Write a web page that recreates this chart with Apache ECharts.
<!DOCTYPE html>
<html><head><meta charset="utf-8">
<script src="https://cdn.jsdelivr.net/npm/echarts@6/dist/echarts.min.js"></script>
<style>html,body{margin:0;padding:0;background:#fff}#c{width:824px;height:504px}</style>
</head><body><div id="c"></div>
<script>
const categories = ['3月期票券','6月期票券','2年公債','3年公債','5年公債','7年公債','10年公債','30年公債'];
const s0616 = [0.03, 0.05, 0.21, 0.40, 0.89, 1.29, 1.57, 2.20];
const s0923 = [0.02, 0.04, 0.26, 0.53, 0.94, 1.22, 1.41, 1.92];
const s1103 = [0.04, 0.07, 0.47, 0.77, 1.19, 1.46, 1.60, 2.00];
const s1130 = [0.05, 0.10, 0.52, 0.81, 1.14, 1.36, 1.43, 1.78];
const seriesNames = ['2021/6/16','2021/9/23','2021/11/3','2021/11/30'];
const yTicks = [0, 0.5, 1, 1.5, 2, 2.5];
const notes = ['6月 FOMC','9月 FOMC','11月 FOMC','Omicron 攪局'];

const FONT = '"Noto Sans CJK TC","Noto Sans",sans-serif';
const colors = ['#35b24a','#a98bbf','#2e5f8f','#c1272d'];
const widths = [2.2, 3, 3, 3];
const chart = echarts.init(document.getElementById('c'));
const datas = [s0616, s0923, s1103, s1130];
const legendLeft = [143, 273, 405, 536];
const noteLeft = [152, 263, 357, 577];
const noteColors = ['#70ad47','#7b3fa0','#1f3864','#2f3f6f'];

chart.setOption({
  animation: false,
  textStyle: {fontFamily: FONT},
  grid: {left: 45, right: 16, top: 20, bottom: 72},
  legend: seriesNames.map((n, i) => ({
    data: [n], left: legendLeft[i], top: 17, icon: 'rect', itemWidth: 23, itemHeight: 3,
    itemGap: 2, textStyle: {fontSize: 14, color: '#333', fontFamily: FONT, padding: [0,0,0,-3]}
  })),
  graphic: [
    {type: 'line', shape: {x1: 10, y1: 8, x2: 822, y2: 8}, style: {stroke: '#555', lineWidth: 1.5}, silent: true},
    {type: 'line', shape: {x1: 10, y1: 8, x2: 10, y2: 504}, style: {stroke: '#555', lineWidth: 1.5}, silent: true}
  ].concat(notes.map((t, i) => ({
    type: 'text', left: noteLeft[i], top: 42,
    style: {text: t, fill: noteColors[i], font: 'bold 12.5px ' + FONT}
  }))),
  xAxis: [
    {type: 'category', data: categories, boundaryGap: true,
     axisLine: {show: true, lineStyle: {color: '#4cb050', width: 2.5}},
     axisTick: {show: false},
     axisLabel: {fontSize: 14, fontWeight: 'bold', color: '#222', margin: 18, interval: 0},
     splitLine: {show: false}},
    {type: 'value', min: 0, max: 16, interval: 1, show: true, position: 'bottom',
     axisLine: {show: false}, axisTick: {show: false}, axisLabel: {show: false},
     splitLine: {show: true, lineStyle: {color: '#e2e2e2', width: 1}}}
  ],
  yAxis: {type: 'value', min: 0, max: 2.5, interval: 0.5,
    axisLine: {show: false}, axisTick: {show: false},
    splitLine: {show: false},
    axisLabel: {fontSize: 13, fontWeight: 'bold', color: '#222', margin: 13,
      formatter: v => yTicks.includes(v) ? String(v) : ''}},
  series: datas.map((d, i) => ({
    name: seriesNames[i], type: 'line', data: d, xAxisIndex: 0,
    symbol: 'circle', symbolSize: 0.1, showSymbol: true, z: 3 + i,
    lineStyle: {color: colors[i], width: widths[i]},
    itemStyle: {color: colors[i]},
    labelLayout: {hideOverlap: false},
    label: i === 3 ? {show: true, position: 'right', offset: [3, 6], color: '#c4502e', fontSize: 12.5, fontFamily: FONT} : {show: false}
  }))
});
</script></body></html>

________

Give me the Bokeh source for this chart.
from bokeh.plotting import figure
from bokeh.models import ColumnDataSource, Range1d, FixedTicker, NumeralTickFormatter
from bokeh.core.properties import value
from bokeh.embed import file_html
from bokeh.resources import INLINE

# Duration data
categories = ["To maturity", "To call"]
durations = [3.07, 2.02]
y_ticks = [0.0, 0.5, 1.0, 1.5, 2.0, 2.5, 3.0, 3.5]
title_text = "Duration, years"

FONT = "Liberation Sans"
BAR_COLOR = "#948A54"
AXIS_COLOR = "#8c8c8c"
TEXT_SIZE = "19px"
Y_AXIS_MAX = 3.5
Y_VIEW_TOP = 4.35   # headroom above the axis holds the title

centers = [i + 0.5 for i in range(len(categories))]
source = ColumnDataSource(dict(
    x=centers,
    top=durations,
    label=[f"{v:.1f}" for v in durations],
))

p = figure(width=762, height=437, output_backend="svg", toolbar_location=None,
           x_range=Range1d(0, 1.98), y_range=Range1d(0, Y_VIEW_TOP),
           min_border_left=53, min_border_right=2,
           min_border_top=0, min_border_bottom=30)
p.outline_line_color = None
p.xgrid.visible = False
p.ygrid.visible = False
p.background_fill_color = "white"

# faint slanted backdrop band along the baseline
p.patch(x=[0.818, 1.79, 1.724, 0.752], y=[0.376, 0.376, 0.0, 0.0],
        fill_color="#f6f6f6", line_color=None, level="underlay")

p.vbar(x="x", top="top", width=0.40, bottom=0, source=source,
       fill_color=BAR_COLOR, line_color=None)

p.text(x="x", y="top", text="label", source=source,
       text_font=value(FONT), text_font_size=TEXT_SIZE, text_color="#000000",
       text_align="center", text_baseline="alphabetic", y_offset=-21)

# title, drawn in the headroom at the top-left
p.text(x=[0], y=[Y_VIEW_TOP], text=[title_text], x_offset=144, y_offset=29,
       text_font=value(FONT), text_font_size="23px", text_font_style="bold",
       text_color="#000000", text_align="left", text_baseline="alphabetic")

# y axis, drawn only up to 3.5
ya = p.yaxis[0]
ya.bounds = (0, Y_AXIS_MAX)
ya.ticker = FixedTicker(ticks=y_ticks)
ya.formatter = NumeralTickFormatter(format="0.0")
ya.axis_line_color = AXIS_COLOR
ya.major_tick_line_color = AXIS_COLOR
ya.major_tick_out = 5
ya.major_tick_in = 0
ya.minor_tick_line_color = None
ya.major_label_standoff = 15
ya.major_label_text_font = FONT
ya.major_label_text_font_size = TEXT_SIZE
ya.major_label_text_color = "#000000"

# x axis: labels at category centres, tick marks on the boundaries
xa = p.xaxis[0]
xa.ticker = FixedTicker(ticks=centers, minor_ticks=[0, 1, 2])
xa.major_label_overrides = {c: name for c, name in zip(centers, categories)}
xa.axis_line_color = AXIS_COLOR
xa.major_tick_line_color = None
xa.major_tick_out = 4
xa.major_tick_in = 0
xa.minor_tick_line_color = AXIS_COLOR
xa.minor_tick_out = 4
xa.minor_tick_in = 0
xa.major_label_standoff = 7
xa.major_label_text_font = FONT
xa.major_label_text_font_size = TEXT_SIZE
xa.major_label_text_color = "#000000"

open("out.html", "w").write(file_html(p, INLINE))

________

Quote word for word every line from the one that has "Write a web" through the one that has "const notes = ['6月".

Write a web page that recreates this chart with Apache ECharts.
<!DOCTYPE html>
<html><head><meta charset="utf-8">
<script src="https://cdn.jsdelivr.net/npm/echarts@6/dist/echarts.min.js"></script>
<style>html,body{margin:0;padding:0;background:#fff}#c{width:824px;height:504px}</style>
</head><body><div id="c"></div>
<script>
const categories = ['3月期票券','6月期票券','2年公債','3年公債','5年公債','7年公債','10年公債','30年公債'];
const s0616 = [0.03, 0.05, 0.21, 0.40, 0.89, 1.29, 1.57, 2.20];
const s0923 = [0.02, 0.04, 0.26, 0.53, 0.94, 1.22, 1.41, 1.92];
const s1103 = [0.04, 0.07, 0.47, 0.77, 1.19, 1.46, 1.60, 2.00];
const s1130 = [0.05, 0.10, 0.52, 0.81, 1.14, 1.36, 1.43, 1.78];
const seriesNames = ['2021/6/16','2021/9/23','2021/11/3','2021/11/30'];
const yTicks = [0, 0.5, 1, 1.5, 2, 2.5];
const notes = ['6月 FOMC','9月 FOMC','11月 FOMC','Omicron 攪局'];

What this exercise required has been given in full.